Right now Renoise uses a fairly unorthodox way of enumerating and opening ALSA devices. Instead of enumerating so-called PCMs, it enumerates hardware devices.
PCMs, or device handles, can be defined by the user in ~/.asoundrc or by applications. These psuedo devices are used for variety of things like advanced device/speaker mapping, software mixing (dmix), etc. More importantly it’s also the mechanism that ALSA uses to provide a default audio device. If an application simply opens the device named “default”, the audio device the user probably wants will be opened on a correctly configured system.
Limiting the user to only hardware devices also makes life unnecessarily hard for users who run distributions that use sound servers, such as PulseAudio, by default (most of them). Sound servers generally offer completely transparent ALSA support for applications by providing a PCM called eg. “pulse”, which is also usually the same thing as “default”.
Doing what virtually every other ALSA applications does, namely using the “default” device handle by default, would solve most of these problems.
I would suggest either to,
A )
Use snd_device_name_hint() to enumerate devices instead of snd_card_next(). This is the difference of eg. doing aplay -L instead of aplay -l. See the function pcm_list in the aplay.c, in alsa-utils for an example on how to implement it easily. Use the index of the default device as default. Or,
B )
Let the user optionally specify a freetext device name in the GUI (or even the config file) and pass that on verbatim to snd_pcm_open() as the device handle. Set it to “default” as standard, so the system default audio device is used instead of whatever happens to be hw:0,0.

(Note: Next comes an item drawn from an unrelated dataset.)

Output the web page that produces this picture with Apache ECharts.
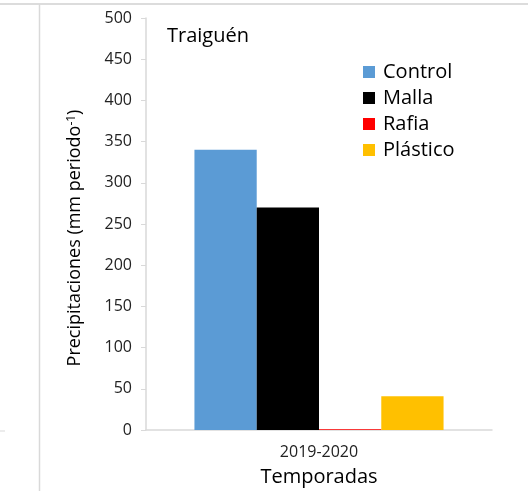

Hi, I think you’d have to consider the realtime-nature of progs like Renoise in the equation.
I’m mostly using Jack for making music on Linux, but when driving with pure alsa, Renoise kind of does what jack also does - grabbing the hardware device for privileged operation at low latencies. If you used a pulseaudio or alsa dmix device, you’d have to cope with high latencies or dropouts. Most music-users do it the other way round, the drive their system with low latency jack grabbing the hw and plug alsa or pulseaudio bridges into that system for sharing sound for “normal” programs.
Only case I’d see where it’d be of use to drive through a “soft” device like pulse or dmix would be to plainly listen to some songs in renoise while doing other stuff, when latency doesn’t matter. Making music with pulse resampling, latency and non present realtime stability wouldn’t make sense I guess. Maybe that’s what you want to do?
What maybe very few people could like to do would be to define a asoundrc for devices with silly ports, or for merging hardsynced soundcards into one. But I guess with Jack this can be done better anyways.
It doesn’t really matter whether JACK is better or not. Renoise has ALSA support, but it’s severely handicapped a weird implementation. It’s a bug.
I personally don’t really care that much about 50-100 ms latency for Renoise, especially when using it as a pure soft synth. Literally the only effect the latency has for me is the time it takes from when I press a button to when Renoise starts playing a sound or the song. It doesn’t affect anything else at all. The playback is 100% consistent and there is 0 difference in the end result between using ALSA and JACK. Going through the additional hassle to set up a JACK server which wants exclusive access to my sound card is not worth the benefits for me, at all.
So if you like JACK, good for you, but please don’t derail posts about a bug in the ALSA code with an irrelevant discussion about JACK vs. ALSA.
This is a problem that can literally be fixed in - at most - a couple of hours by the devs. Hell, I’d do it myself if I had access to the source code.